The Notes were issued under an indenture, dated as of November 20, 2009 (the “Base Indenture”), and the Twenty-Second Supplemental Indenture, dated as of August 23, 2021 (the “Supplemental Indenture” and, together with the Base Indenture, the “Indenture”), between the Company, as issuer, and The Bank of New York Mellon Trust Company, N.A., as trustee.
The 2028 Notes will mature on October 15, 2028, the 2031 Notes will mature on October 15, 2031, and the 2041 Notes will mature on October 15, 2041. Interest on the Notes will be paid semi-annually in arrears on April 15 and October 15 of each year, commencing on April 15, 2022.

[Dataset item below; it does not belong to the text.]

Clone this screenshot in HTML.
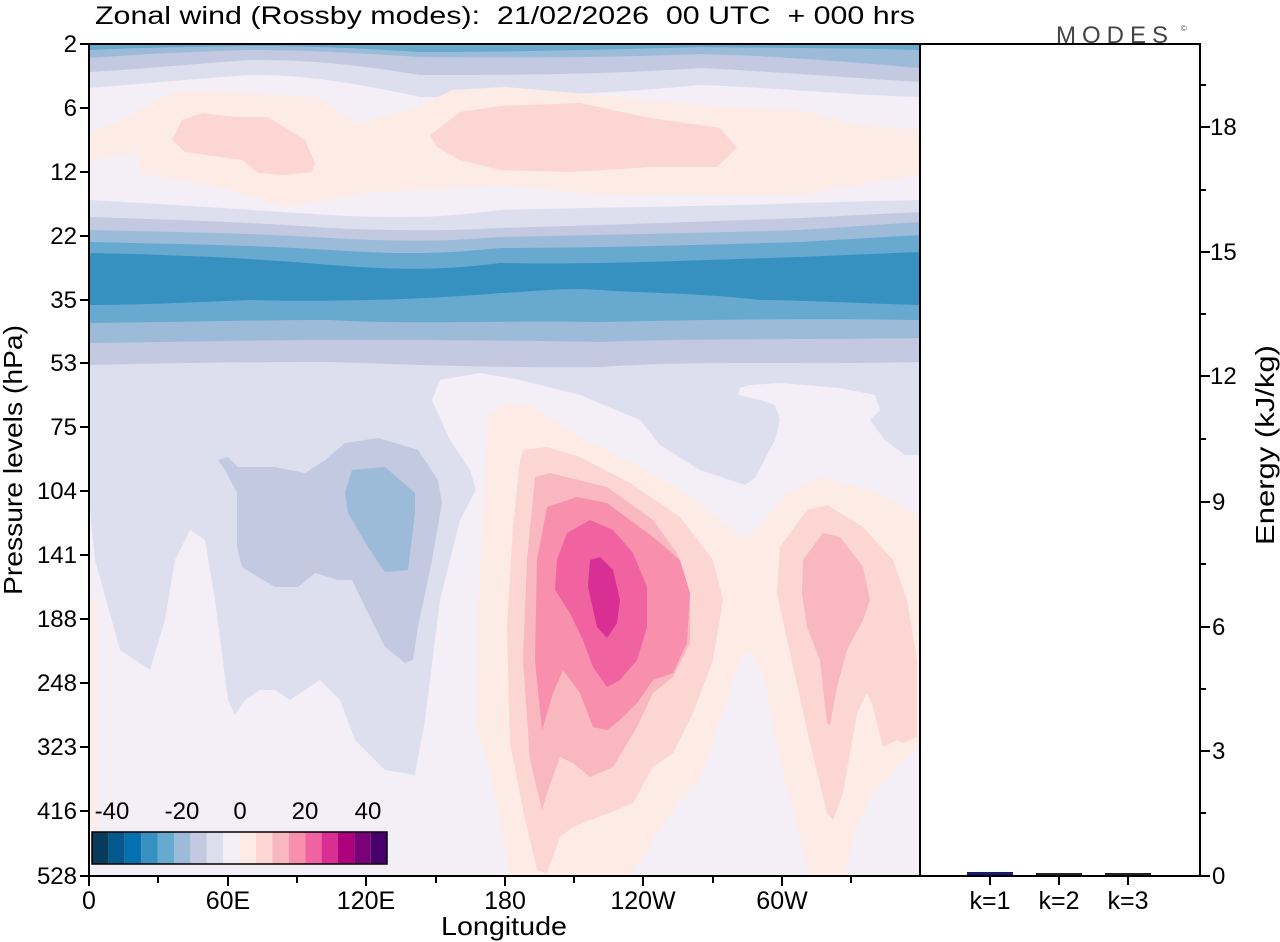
<!DOCTYPE html>
<html><head><meta charset="utf-8"><style>
body{margin:0;background:#fff;}
svg{display:block;font-family:"Liberation Sans",sans-serif;}
</style></head><body>
<svg width="1280" height="942" viewBox="0 0 1280 942" xmlns="http://www.w3.org/2000/svg">
<defs><clipPath id="cp"><rect x="89" y="44" width="831" height="832"/></clipPath></defs>
<g clip-path="url(#cp)">
<rect x="89" y="44" width="831" height="832" fill="#f4eff6"/>
<path d="M89,44 L920,44 L920,97 C850,95 780,88 700,85 C600,95 500,97 420,97 C340,80 300,75 250,75 C180,80 130,85 89,88 Z" fill="#dedfee"/>
<path d="M89,44 L920,44 L920,82 C850,78 780,72 700,68 C600,75 500,75 420,75 C340,62 300,60 250,60 C180,65 130,70 89,72 Z" fill="#c3c9e1"/>
<path d="M89,44 L920,44 L920,68 C850,62 780,56 700,54 C600,58 500,58 420,57 C340,52 300,50 250,50 C180,52 130,55 89,58 Z" fill="#9bbbd9"/>
<path d="M89,44 L920,44 L920,50 C850,48 780,48 700,47 C600,50 500,52 420,52 C340,47 300,46 250,46 C180,47 130,48 89,50 Z" fill="#67a9cf"/>
<path d="M89,133 L122,120 L162,97 L185,90 L318,97 L358,123 L418,107 L452,90 L505,87 L600,95 L700,105 L800,110 L860,125 L920,130 L920,175 L860,185 L800,195 L700,195 L600,195 L505,185 L420,190 L368,193 L285,207 L218,187 L138,173 L138,153 L92,160 L89,160 Z" fill="#fdebe6"/>
<path d="M172,140 L182,120 L202,113 L235,117 L268,117 L305,140 L315,163 L312,172 L285,175 L258,173 L242,160 L185,152 Z" fill="#fbd6d3"/>
<path d="M430,135 L460,112 L500,106 L580,103 L650,118 L720,128 L737,148 L717,167 L650,167 L570,172 L500,170 L460,160 L437,147 Z" fill="#fbd6d3"/>
<path d="M89,200 C180,205 250,210 330,215 C420,220 460,215 500,210 C600,207 700,207 800,203 L920,200 L920,455 L905,455 L885,440 L870,420 L880,410 L875,395 L840,388 L780,383 L750,385 L740,388 L738,395 L760,400 L775,405 L780,420 L775,440 L755,478 L745,485 L700,470 L660,445 L640,420 L580,395 L520,380 L480,373 L440,380 L432,400 L450,440 L470,470 L476,490 L460,520 L440,600 L425,720 L415,775 L385,770 L355,740 L340,700 L320,680 L305,690 L290,700 L275,690 L260,690 L245,700 L235,715 L228,700 L215,600 L205,540 L190,530 L175,560 L165,620 L150,670 L120,650 L95,560 L89,500 Z" fill="#dedfee"/>
<path d="M89,217 C180,220 250,222 330,228 C420,232 460,230 500,228 C600,225 700,222 800,218 L920,212 L920,362 C800,365 700,360 600,367 C500,368 420,365 330,362 C250,362 180,363 89,365 Z" fill="#c3c9e1"/>
<path d="M89,230 C180,232 250,233 330,238 C420,243 460,240 500,237 C600,235 700,233 800,230 L920,222 L920,338 C800,340 700,338 600,342 C500,340 420,340 330,340 C250,340 180,342 89,343 Z" fill="#9bbbd9"/>
<path d="M89,242 C180,244 250,245 330,250 C420,256 460,252 500,248 C600,248 700,245 800,242 L920,235 L920,320 C800,318 700,320 600,322 C500,320 420,325 330,320 C250,320 180,322 89,323 Z" fill="#67a9cf"/>
<path d="M89,253 C180,255 250,258 330,265 C420,272 460,268 500,263 C600,265 700,260 800,257 L920,252 L920,305 C850,303 800,300 760,300 C700,293 640,293 600,290 C560,287 520,293 500,293 C420,300 330,302 250,300 C180,303 130,305 89,305 Z" fill="#3690c0"/>
<path d="M218,460 L228,457 L238,467 L275,467 L305,473 L325,460 L345,443 L378,438 L418,450 L438,480 L442,503 L432,560 L418,627 L413,660 L405,663 L385,647 L368,613 L352,580 L338,580 L315,573 L298,587 L275,587 L258,577 L242,567 L237,547 L237,493 L225,470 Z" fill="#c3c9e1"/>
<path d="M345,493 L352,470 L385,467 L415,493 L415,513 L408,570 L385,572 L368,547 L348,513 Z" fill="#9bbbd9"/>
<path d="M490,413 L507,403 L533,407 L580,437 L647,470 L697,500 L740,537 L753,533 L787,493 L820,477 L880,493 L913,513 L920,520 L920,745 L890,775 L870,800 L855,830 L845,876 L810,876 L790,800 L775,740 L765,680 L750,650 L740,660 L720,720 L700,780 L680,800 L630,876 L510,876 L495,793 L477,727 L478,610 L488,417 Z" fill="#fdebe6"/>
<rect x="89" y="600" width="10" height="230" fill="#fdebe6" opacity="0.6"/>
<path d="M520,460 L523,450 L547,447 L580,457 L630,483 L680,517 L713,560 L723,600 L713,660 L693,713 L673,753 L653,767 L633,803 L617,810 L590,820 L573,827 L560,837 L547,873 L537,870 L523,810 L510,743 L507,627 L513,527 Z" fill="#fbd6d3"/>
<path d="M777,593 L780,547 L807,510 L827,505 L863,527 L893,560 L907,600 L917,660 L917,737 L903,743 L897,740 L883,747 L873,707 L867,693 L857,713 L843,793 L833,820 L827,813 L810,743 L790,653 Z" fill="#fbd6d3"/>
<path d="M527,560 L535,477 L550,473 L607,487 L653,520 L677,553 L690,593 L690,643 L673,677 L653,693 L637,727 L613,767 L590,777 L573,763 L560,757 L547,793 L542,810 L530,760 L523,660 Z" fill="#f9b7bf"/>
<path d="M802,593 L803,560 L823,533 L840,537 L863,567 L870,600 L863,620 L847,650 L837,687 L830,725 L827,723 L820,660 L807,627 Z" fill="#f9b7bf"/>
<path d="M537,560 L547,507 L577,497 L607,503 L653,537 L680,560 L690,593 L687,643 L673,673 L653,680 L637,703 L620,720 L607,730 L593,727 L580,693 L563,670 L553,693 L542,730 L535,660 Z" fill="#f78fad"/>
<path d="M557,560 L567,533 L590,520 L613,530 L633,553 L647,587 L647,627 L637,660 L620,680 L607,687 L593,667 L583,640 L570,613 L555,590 Z" fill="#f062a0"/>
<path d="M588,587 L590,560 L600,557 L613,570 L620,600 L617,623 L607,638 L597,627 Z" fill="#d92f95"/>
</g>
<g>
<rect x="92" y="832" width="16.4" height="32" fill="#083a5a"/>
<rect x="108.4" y="832" width="16.4" height="32" fill="#055a8c"/>
<rect x="124.8" y="832" width="16.4" height="32" fill="#0570b0"/>
<rect x="141.2" y="832" width="16.4" height="32" fill="#3690c0"/>
<rect x="157.6" y="832" width="16.4" height="32" fill="#67a9cf"/>
<rect x="174" y="832" width="16.4" height="32" fill="#9bbbd9"/>
<rect x="190.4" y="832" width="16.4" height="32" fill="#c3c9e1"/>
<rect x="206.8" y="832" width="16.4" height="32" fill="#dedfee"/>
<rect x="223.2" y="832" width="16.4" height="32" fill="#f4eff6"/>
<rect x="239.6" y="832" width="16.4" height="32" fill="#fdebe6"/>
<rect x="256" y="832" width="16.4" height="32" fill="#fbd6d3"/>
<rect x="272.4" y="832" width="16.4" height="32" fill="#f9b7bf"/>
<rect x="288.8" y="832" width="16.4" height="32" fill="#f78fad"/>
<rect x="305.2" y="832" width="16.4" height="32" fill="#f062a0"/>
<rect x="321.6" y="832" width="16.4" height="32" fill="#d92f95"/>
<rect x="338" y="832" width="16.4" height="32" fill="#ae017e"/>
<rect x="354.4" y="832" width="16.4" height="32" fill="#7a0177"/>
<rect x="370.8" y="832" width="16.2" height="32" fill="#49006a"/>
<rect x="92" y="832" width="295" height="32" fill="none" stroke="#000" stroke-width="1.5"/>
<g font-size="24" text-anchor="middle" fill="#000">
<text x="112" y="819">-40</text><text x="182" y="819">-20</text><text x="240" y="819">0</text><text x="305" y="819">20</text><text x="368" y="819">40</text>
</g>
</g>
<g stroke="#000" stroke-width="2" fill="none">
<rect x="89" y="44" width="1111" height="832"/>
<line x1="920" y1="44" x2="920" y2="876"/>
</g>
<rect x="967" y="872" width="46" height="3" fill="#1a1a6e"/>
<rect x="1036" y="873" width="46" height="2" fill="#222"/>
<rect x="1105" y="873" width="46" height="2" fill="#222"/>
<g stroke="#000" stroke-width="2">
<line x1="80" y1="44" x2="89" y2="44"/><line x1="80" y1="108" x2="89" y2="108"/><line x1="80" y1="172" x2="89" y2="172"/><line x1="80" y1="236" x2="89" y2="236"/><line x1="80" y1="300" x2="89" y2="300"/><line x1="80" y1="363" x2="89" y2="363"/><line x1="80" y1="427" x2="89" y2="427"/><line x1="80" y1="491" x2="89" y2="491"/><line x1="80" y1="555" x2="89" y2="555"/><line x1="80" y1="619" x2="89" y2="619"/><line x1="80" y1="683" x2="89" y2="683"/><line x1="80" y1="747" x2="89" y2="747"/><line x1="80" y1="811" x2="89" y2="811"/><line x1="80" y1="876" x2="89" y2="876"/>
<line x1="89" y1="876" x2="89" y2="886"/><line x1="158" y1="876" x2="158" y2="883"/><line x1="228" y1="876" x2="228" y2="886"/><line x1="297" y1="876" x2="297" y2="883"/><line x1="366" y1="876" x2="366" y2="886"/><line x1="436" y1="876" x2="436" y2="883"/><line x1="505" y1="876" x2="505" y2="886"/><line x1="574" y1="876" x2="574" y2="883"/><line x1="643" y1="876" x2="643" y2="886"/><line x1="713" y1="876" x2="713" y2="883"/><line x1="782" y1="876" x2="782" y2="886"/><line x1="851" y1="876" x2="851" y2="883"/>
<line x1="990" y1="876" x2="990" y2="885"/><line x1="1059" y1="876" x2="1059" y2="885"/><line x1="1128" y1="876" x2="1128" y2="885"/>
<line x1="1200" y1="876" x2="1210" y2="876"/><line x1="1200" y1="813" x2="1206" y2="813"/><line x1="1200" y1="751" x2="1210" y2="751"/><line x1="1200" y1="689" x2="1206" y2="689"/><line x1="1200" y1="627" x2="1210" y2="627"/><line x1="1200" y1="564" x2="1206" y2="564"/><line x1="1200" y1="502" x2="1210" y2="502"/><line x1="1200" y1="439" x2="1206" y2="439"/><line x1="1200" y1="376" x2="1210" y2="376"/><line x1="1200" y1="314" x2="1206" y2="314"/><line x1="1200" y1="252" x2="1210" y2="252"/><line x1="1200" y1="190" x2="1206" y2="190"/><line x1="1200" y1="127" x2="1210" y2="127"/><line x1="1200" y1="85" x2="1206" y2="85"/>
</g>
<g font-size="24" text-anchor="end" fill="#000">
<text x="77" y="52">2</text><text x="77" y="116">6</text><text x="77" y="180">12</text><text x="77" y="244">22</text><text x="77" y="308">35</text><text x="77" y="371">53</text><text x="77" y="435">75</text><text x="77" y="499">104</text><text x="77" y="563">141</text><text x="77" y="627">188</text><text x="77" y="691">248</text><text x="77" y="755">323</text><text x="77" y="819">416</text><text x="77" y="884">528</text>
</g>
<g font-size="24" text-anchor="start" fill="#000">
<text x="1212" y="884">0</text><text x="1212" y="759">3</text><text x="1212" y="635">6</text><text x="1212" y="510">9</text><text x="1210" y="384">12</text><text x="1210" y="260">15</text><text x="1210" y="135">18</text>
</g>
<g font-size="25" text-anchor="middle" fill="#000">
<text x="89" y="909">0</text><text x="228" y="909">60E</text><text x="366" y="909">120E</text><text x="505" y="909">180</text><text x="643" y="909">120W</text><text x="782" y="909">60W</text>
<text x="990" y="909">k=1</text><text x="1059" y="909">k=2</text><text x="1128" y="909">k=3</text>
<text x="504" y="935" font-size="26" textLength="126" lengthAdjust="spacingAndGlyphs">Longitude</text>
<text transform="translate(22,460) rotate(-90)" font-size="26" textLength="270" lengthAdjust="spacingAndGlyphs">Pressure levels (hPa)</text>
<text transform="translate(1274,445) rotate(-90)" font-size="26" textLength="200" lengthAdjust="spacingAndGlyphs">Energy (kJ/kg)</text>
</g>
<text x="95" y="24" font-size="25" fill="#000" xml:space="preserve" style="white-space:pre" textLength="820" lengthAdjust="spacingAndGlyphs">Zonal wind (Rossby modes):  21/02/2026  00 UTC  + 000 hrs</text>
<text x="1056" y="43" font-size="24" fill="#444" letter-spacing="6">MODES</text>
<text x="1181" y="31" font-size="8" fill="#555">©</text>
</svg>
</body></html>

Prior to August 15, 2028 in the case of the 2028 Notes (two months prior to their maturity), July 15, 2031 in the case of the 2031 Notes (three months prior to their maturity) and April 15, 2041 in the case of the 2041 Notes (six months prior to their maturity) (each, a “Par Call Date”), the Company may redeem each series of Notes, in whole at any time or in part from time to time, at a redemption price equal to the greater of (1) 100% of the principal amount of the Notes of such series to be redeemed and (2) the sum of the present values of the remaining scheduled payments of principal and interest in respect of the Notes of such series being redeemed (not including any portion of the payments of interest accrued but unpaid as of the date of redemption and assuming that such Notes to be redeemed matured on the Par Call Date), discounted to the date of redemption on a semi-annual basis (assuming a 360-day year of twelve 30-day months), at the Treasury Rate (as defined in the Indenture) plus 10 basis points, in the case of the 2028 Notes, 15 basis points, in the case of the 2031 Notes, and 15 basis points, in the case of the 2041 Notes, plus, in each case, accrued and unpaid interest on the Notes of such series being redeemed, if any, to, but excluding, the date of redemption.
In addition, on and after the applicable Par Call Date, the Company may redeem some or all of the Notes at a redemption price equal to 100% of the principal amount of the Notes to be redeemed, plus accrued and unpaid interest, if any, to, but excluding the date of redemption.
Upon the occurrence of a change of control (as defined in the Indenture) of the Company and a contemporaneous downgrade of the Notes below an investment grade rating by at least two of Moody’s Investors Service, Inc., S&P Global Ratings, a division of S&P Global, Inc., and Fitch Ratings, Limited, the Company will, in certain circumstances, be required to make an offer to purchase the Notes at a price equal to 101% of the principal amount of the Notes, plus any accrued and unpaid interest to, but excluding, the date of repurchase.
The Notes are general unsecured obligations of the Company. The Notes rank equally in right of payment with existing and any future unsecured and unsubordinated indebtedness of the Company and rank senior in right of payment to any existing and future indebtedness of the Company that is subordinated to the Notes. The Notes are also effectively subordinated to any existing and future secured indebtedness of the Company to the extent of the assets securing such indebtedness, and are structurally subordinated to all existing and any future indebtedness and any other liabilities of its subsidiaries.